Reputation: 2124
I'm puzzled by my PostgreSQL database returning different results for a timestamp(0) without time zone
field. Let's say I have a table t
create table t (
x timestamp(0) without time zone
);
insert into t select now();
Now when I run select * from t
from different clients, I get different outputs.
PSQL: 2014-04-06 10:22:57
JDBC: 2014-04-06 10:22:57:000
(driver postgresql-9.3-1101.jdbc4.jar run through the SQLExplorer eclipse plugin)
node-pg: Sun Apr 06 2014 10:22:57 GMT+0200 (CEST)
Of the three, only PSQL is the output I expected (and require). Why is this happening, and how can I fix it without having to explicitly cast in the query?
Upvotes: 0
Views: 5638
Reputation: 2096
Convert the database representation to TIMESTAMP WITH TIME ZONE. Period. It doesn't change the storage, it adds precision. Without the time zone, the precision of TIMESTAMP is +/- 24 hours.
Upvotes: 0
Reputation: 324901
If you want a particular string format for a timestamp to be returned by the database, you should generally request it in your queries.

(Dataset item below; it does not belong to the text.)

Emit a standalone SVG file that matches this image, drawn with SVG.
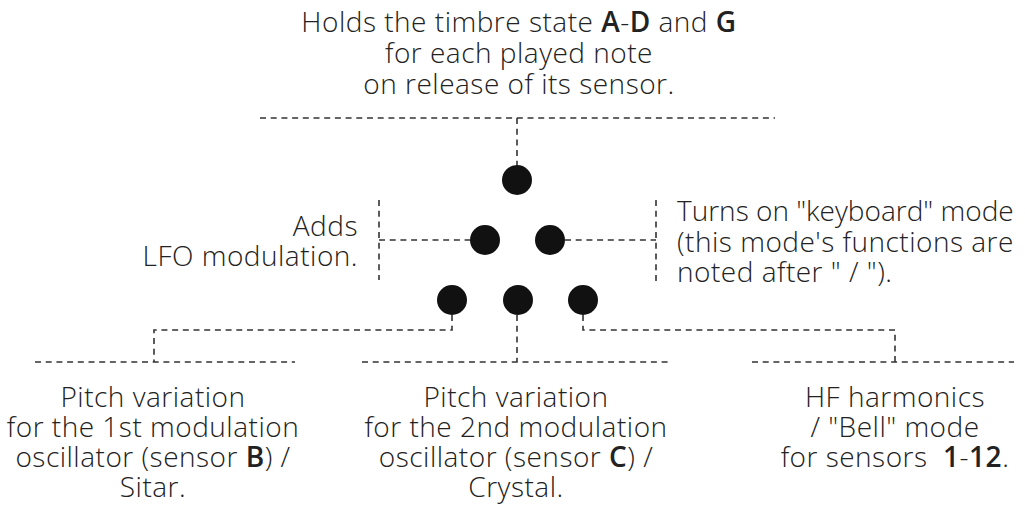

to_char(the_timestamp_col, 'YYYY-MM-DD HH:MI:SS')
See to_char
in the docs.
Alternately, you can use the client application language's features to format the timestamp as you desire. This is usually the better option for more feature rich languages.
While PostgreSQL usually returns a specific text format for dates over the query protocol, clients are free to choose to use the binary protocol instead, in which case they'll get a wide integer value in epoch seconds. Rather than relying on the value in the PostgreSQL protocol being formatted how you want, it's much better to ask for exactly what you require.